* [Collected data]
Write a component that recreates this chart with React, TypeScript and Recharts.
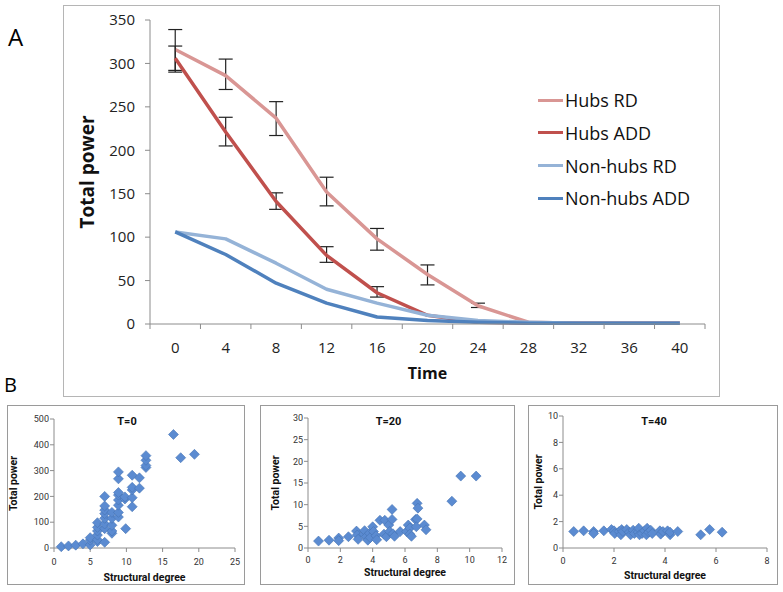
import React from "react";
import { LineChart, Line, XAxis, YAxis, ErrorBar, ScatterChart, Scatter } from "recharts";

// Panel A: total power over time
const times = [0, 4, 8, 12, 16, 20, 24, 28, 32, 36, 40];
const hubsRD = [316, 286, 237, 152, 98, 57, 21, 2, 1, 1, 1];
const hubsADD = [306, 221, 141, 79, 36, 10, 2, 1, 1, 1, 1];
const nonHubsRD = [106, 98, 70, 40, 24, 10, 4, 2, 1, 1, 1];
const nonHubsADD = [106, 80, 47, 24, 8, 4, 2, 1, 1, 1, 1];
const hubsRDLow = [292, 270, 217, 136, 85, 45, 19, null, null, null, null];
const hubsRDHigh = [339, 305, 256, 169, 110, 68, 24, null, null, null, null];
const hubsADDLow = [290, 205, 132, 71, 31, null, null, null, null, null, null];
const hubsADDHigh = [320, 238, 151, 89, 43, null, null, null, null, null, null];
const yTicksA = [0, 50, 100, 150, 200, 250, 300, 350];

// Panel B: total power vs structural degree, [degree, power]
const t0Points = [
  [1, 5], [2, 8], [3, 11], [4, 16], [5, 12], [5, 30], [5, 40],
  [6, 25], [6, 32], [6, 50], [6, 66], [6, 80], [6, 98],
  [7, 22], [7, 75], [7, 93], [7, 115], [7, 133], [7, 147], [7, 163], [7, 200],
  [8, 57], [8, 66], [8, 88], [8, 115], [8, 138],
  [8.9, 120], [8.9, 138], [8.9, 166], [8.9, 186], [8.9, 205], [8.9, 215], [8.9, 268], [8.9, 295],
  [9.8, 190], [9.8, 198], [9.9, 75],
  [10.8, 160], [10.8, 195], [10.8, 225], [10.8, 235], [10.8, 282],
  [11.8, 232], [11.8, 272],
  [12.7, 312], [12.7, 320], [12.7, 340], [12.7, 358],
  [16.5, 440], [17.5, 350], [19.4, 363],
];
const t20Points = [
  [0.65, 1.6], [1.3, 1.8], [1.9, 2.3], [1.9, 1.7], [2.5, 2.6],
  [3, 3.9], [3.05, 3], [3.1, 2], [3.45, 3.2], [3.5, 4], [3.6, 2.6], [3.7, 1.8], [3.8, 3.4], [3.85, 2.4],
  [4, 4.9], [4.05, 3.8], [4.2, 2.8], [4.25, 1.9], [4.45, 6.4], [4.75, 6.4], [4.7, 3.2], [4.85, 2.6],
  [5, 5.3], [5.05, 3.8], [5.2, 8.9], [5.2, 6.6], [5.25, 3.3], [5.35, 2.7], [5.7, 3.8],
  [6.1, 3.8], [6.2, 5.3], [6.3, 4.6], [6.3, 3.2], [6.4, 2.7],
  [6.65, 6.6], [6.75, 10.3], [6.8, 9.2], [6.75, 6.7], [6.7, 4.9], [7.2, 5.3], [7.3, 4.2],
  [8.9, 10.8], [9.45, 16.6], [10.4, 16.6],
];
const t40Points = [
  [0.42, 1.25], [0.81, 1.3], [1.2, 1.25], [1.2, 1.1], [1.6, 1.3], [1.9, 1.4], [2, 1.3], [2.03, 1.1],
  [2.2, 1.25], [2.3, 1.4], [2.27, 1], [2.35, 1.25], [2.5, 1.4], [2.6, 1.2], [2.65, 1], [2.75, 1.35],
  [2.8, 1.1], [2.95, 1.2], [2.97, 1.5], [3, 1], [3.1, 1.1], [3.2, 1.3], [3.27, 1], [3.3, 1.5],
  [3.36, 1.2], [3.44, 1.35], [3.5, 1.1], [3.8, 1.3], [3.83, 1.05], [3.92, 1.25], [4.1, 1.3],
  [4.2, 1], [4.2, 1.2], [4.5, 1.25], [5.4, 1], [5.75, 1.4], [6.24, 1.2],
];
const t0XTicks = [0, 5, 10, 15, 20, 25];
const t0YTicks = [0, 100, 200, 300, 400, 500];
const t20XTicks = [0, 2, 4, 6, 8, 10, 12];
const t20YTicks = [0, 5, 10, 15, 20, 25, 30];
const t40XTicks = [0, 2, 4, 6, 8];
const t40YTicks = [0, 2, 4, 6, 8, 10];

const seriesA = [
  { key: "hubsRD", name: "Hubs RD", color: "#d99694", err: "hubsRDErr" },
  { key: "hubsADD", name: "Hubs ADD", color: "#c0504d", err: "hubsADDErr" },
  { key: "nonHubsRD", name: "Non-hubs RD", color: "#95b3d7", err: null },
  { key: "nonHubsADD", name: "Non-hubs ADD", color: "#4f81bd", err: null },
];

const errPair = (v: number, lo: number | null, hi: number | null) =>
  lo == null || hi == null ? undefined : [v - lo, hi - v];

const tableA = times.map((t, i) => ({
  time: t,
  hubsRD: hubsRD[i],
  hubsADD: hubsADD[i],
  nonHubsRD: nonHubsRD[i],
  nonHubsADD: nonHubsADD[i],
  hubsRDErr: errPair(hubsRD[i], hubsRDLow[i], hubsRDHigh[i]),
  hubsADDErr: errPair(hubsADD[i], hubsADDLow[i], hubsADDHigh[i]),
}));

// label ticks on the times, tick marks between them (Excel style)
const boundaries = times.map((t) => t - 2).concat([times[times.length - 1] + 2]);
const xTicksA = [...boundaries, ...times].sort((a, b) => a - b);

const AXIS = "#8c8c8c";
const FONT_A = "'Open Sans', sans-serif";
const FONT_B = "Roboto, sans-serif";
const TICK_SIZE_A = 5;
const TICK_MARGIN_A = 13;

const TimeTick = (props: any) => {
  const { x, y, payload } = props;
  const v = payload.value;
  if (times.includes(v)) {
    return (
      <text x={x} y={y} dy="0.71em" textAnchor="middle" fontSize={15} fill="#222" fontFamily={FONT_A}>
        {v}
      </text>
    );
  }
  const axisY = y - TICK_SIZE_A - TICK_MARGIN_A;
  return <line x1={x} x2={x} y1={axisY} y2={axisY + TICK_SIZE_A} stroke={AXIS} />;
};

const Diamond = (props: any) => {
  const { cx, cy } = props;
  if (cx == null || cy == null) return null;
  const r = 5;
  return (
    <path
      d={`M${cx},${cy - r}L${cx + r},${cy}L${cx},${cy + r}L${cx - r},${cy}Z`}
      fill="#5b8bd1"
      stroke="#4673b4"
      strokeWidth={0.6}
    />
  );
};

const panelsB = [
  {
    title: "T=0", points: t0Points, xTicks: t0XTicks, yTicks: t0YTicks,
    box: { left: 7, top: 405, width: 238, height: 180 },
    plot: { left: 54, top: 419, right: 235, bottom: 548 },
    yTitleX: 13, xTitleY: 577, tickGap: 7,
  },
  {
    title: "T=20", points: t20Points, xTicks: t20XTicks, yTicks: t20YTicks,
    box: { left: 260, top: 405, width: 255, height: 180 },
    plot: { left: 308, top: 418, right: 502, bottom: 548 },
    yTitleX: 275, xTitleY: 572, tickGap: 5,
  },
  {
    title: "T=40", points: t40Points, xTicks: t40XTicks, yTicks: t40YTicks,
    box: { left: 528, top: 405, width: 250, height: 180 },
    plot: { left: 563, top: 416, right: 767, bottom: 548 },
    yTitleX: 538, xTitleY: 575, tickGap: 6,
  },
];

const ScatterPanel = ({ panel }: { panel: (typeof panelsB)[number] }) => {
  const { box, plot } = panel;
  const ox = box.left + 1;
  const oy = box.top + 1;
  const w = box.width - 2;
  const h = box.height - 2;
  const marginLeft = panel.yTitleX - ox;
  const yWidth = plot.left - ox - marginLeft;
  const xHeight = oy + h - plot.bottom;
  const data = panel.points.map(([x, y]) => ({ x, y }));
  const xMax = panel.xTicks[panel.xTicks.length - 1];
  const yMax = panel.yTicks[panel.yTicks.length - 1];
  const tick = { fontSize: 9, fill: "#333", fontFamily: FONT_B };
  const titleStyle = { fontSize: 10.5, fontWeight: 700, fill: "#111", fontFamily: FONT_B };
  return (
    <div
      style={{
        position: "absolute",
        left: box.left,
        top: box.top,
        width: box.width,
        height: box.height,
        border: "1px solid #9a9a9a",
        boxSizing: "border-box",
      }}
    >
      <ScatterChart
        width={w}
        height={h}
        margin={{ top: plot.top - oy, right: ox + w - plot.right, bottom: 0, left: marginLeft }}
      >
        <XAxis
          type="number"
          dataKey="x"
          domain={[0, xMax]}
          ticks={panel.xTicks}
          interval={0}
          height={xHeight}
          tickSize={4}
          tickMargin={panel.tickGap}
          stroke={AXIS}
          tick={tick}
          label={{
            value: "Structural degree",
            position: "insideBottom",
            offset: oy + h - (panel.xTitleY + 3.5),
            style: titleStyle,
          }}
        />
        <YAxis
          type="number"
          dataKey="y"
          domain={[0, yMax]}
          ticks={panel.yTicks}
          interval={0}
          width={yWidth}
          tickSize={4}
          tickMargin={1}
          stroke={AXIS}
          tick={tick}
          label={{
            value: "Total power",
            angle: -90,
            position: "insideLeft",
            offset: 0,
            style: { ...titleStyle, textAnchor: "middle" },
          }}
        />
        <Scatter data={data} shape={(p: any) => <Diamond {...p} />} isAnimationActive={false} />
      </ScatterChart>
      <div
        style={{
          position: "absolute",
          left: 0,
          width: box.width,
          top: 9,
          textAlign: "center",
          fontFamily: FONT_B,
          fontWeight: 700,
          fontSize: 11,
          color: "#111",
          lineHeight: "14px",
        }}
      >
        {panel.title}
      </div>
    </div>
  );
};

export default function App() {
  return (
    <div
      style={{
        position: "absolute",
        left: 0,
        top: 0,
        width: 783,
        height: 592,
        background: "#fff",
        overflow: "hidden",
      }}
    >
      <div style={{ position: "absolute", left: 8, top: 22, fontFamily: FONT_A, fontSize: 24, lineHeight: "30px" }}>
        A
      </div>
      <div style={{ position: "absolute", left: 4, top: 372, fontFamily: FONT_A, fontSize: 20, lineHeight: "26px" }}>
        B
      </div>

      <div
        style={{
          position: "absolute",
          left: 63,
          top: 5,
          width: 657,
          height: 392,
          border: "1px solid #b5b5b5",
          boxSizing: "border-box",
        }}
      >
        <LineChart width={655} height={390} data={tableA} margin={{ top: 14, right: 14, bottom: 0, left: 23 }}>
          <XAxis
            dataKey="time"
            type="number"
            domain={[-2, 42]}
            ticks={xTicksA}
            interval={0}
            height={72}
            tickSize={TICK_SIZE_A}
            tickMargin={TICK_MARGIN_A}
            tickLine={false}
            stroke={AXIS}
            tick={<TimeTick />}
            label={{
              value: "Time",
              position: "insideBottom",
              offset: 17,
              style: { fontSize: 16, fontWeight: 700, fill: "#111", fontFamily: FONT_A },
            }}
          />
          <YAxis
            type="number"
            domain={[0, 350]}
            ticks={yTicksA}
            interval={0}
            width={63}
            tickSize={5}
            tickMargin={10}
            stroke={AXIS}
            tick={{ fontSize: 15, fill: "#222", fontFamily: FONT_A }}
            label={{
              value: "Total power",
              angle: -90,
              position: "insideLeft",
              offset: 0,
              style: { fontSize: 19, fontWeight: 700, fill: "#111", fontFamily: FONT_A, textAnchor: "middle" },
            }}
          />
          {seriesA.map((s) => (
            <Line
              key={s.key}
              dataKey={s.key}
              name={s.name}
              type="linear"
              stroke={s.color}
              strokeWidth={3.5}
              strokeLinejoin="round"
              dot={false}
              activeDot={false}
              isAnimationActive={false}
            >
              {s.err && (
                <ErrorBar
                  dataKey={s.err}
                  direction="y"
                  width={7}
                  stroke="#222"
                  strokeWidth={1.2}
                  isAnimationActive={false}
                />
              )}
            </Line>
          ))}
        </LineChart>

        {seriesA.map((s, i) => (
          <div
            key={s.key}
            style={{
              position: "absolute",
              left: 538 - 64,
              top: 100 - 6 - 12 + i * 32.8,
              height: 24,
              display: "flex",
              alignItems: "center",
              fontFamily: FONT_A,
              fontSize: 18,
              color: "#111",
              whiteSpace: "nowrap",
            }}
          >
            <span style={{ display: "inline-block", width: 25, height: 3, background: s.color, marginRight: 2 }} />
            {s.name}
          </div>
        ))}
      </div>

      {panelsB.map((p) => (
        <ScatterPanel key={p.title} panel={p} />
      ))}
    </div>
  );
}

* [Exercise details] Leave out the pictures. Transcribe only the lines above, from the first through the one that contains "const yTicksA = [0, 50, 100, 150, 200, 250, 300, 350];".

* [Written answer]
Write a component that recreates this chart with React, TypeScript and Recharts.
import React from "react";
import { LineChart, Line, XAxis, YAxis, ErrorBar, ScatterChart, Scatter } from "recharts";

// Panel A: total power over time
const times = [0, 4, 8, 12, 16, 20, 24, 28, 32, 36, 40];
const hubsRD = [316, 286, 237, 152, 98, 57, 21, 2, 1, 1, 1];
const hubsADD = [306, 221, 141, 79, 36, 10, 2, 1, 1, 1, 1];
const nonHubsRD = [106, 98, 70, 40, 24, 10, 4, 2, 1, 1, 1];
const nonHubsADD = [106, 80, 47, 24, 8, 4, 2, 1, 1, 1, 1];
const hubsRDLow = [292, 270, 217, 136, 85, 45, 19, null, null, null, null];
const hubsRDHigh = [339, 305, 256, 169, 110, 68, 24, null, null, null, null];
const hubsADDLow = [290, 205, 132, 71, 31, null, null, null, null, null, null];
const hubsADDHigh = [320, 238, 151, 89, 43, null, null, null, null, null, null];
const yTicksA = [0, 50, 100, 150, 200, 250, 300, 350];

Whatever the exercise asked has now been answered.